Ok, make sense a lot.
>
> The comment above the loop is now stale too.
>
> Can you fold the following into your patch?

Of course, I will take the following and send a patch-v2 for more review.

Thank you.

>
> diff --git a/kernel/sched/psi.c b/kernel/sched/psi.c
> index 8735d5f291dc..6d4a246ef131 100644
> --- a/kernel/sched/psi.c
> +++ b/kernel/sched/psi.c
> @@ -809,18 +809,21 @@ void psi_task_switch(struct task_struct *prev, struct task_struct *next,
> void *iter;
>
> if (next->pid) {
> + bool identical_state;
> +
> psi_flags_change(next, 0, TSK_ONCPU);
> /*
> - * When moving state between tasks, the group that
> - * contains them both does not change: we can stop
> - * updating the tree once we reach the first common
> - * ancestor.
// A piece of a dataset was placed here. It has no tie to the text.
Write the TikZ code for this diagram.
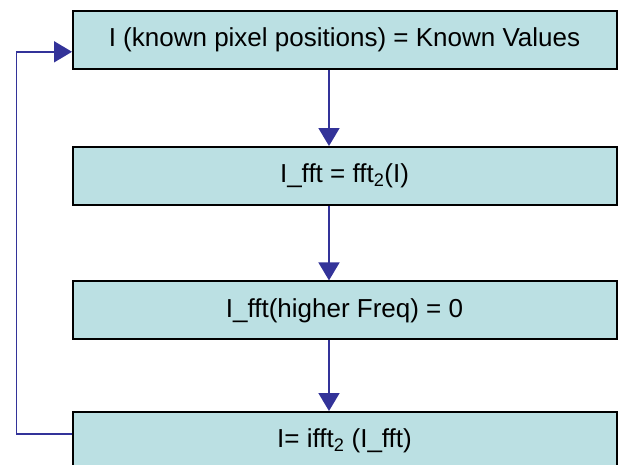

Iterate @next's ancestors until we
> - * encounter @prev's state.
> + * When switching between tasks that have an identical
> + * runtime state, the cgroup that contains both tasks
> + * does not change: we can stop updating the tree once
> + * we reach the first common ancestor. Iterate @next's
> + * ancestors only until we encounter @prev's ONCPU.
> */
> + identical_state = prev->psi_flags == next->psi_flags;
> iter = NULL;
> while ((group = iterate_groups(next, &iter))) {
> - if (per_cpu_ptr(group->pcpu, cpu)->tasks[NR_ONCPU] &&
> - next->in_memstall == prev->in_memstall) {
> + if (identical_state &&
> + per_cpu_ptr(group->pcpu, cpu)->tasks[NR_ONCPU]) {
> common = group;
> break;
> }
>
> Otherwise, this looks good to me. Peter, what do you think?
>
> ---
>
> From cf36f1dde714a2c543f5947e47138de32468f33a Mon Sep 17 00:00:00 2001
> From: Johannes Weiner <hannes@xxxxxxxxxxx>
> Date: Wed, 10 Feb 2021 13:38:34 -0500
> Subject: [PATCH] psi: pressure states are unlikely
>
> Move the unlikely branches out of line. This eliminates undesirable
> jumps during wakeup and sleeps for workloads that aren't under any
> sort of resource pressure.
>
> Signed-off-by: Johannes Weiner <hannes@xxxxxxxxxxx>
> ---
> kernel/sched/psi.c | 12 ++++++------
> 1 file changed, 6 insertions(+), 6 deletions(-)
>
> diff --git a/kernel/sched/psi.c b/kernel/sched/psi.c
> index 8735d5f291dc..7fbacd6347a6 100644
> --- a/kernel/sched/psi.c
> +++ b/kernel/sched/psi.c
> @@ -216,15 +216,15 @@ static bool test_state(unsigned int *tasks, enum psi_states state)
> {
> switch (state) {
> case PSI_IO_SOME:
> - return tasks[NR_IOWAIT];
> + return unlikely(tasks[NR_IOWAIT]);
> case PSI_IO_FULL:
> - return tasks[NR_IOWAIT] && !tasks[NR_RUNNING];
> + return unlikely(tasks[NR_IOWAIT] && !tasks[NR_RUNNING]);
> case PSI_MEM_SOME:
> - return tasks[NR_MEMSTALL];
> + return unlikely(tasks[NR_MEMSTALL]);
> case PSI_MEM_FULL:
> - return tasks[NR_MEMSTALL] && !tasks[NR_RUNNING];
> + return unlikely(tasks[NR_MEMSTALL] && !tasks[NR_RUNNING]);
> case PSI_CPU_SOME:
> - return tasks[NR_RUNNING] > tasks[NR_ONCPU];
> + return unlikely(tasks[NR_RUNNING] > tasks[NR_ONCPU]);
> case PSI_NONIDLE:
> return tasks[NR_IOWAIT] || tasks[NR_MEMSTALL] ||
> tasks[NR_RUNNING];
> @@ -721,7 +721,7 @@ static void psi_group_change(struct psi_group *group, int cpu,
> * task in a cgroup is in_memstall, the corresponding groupc
> * on that cpu is in PSI_MEM_FULL state.
> */
> - if (groupc->tasks[NR_ONCPU] && cpu_curr(cpu)->in_memstall)
> + if (unlikely(groupc->tasks[NR_ONCPU] && cpu_curr(cpu)->in_memstall))
> state_mask |= (1 << PSI_MEM_FULL);
>
> groupc->state_mask = state_mask;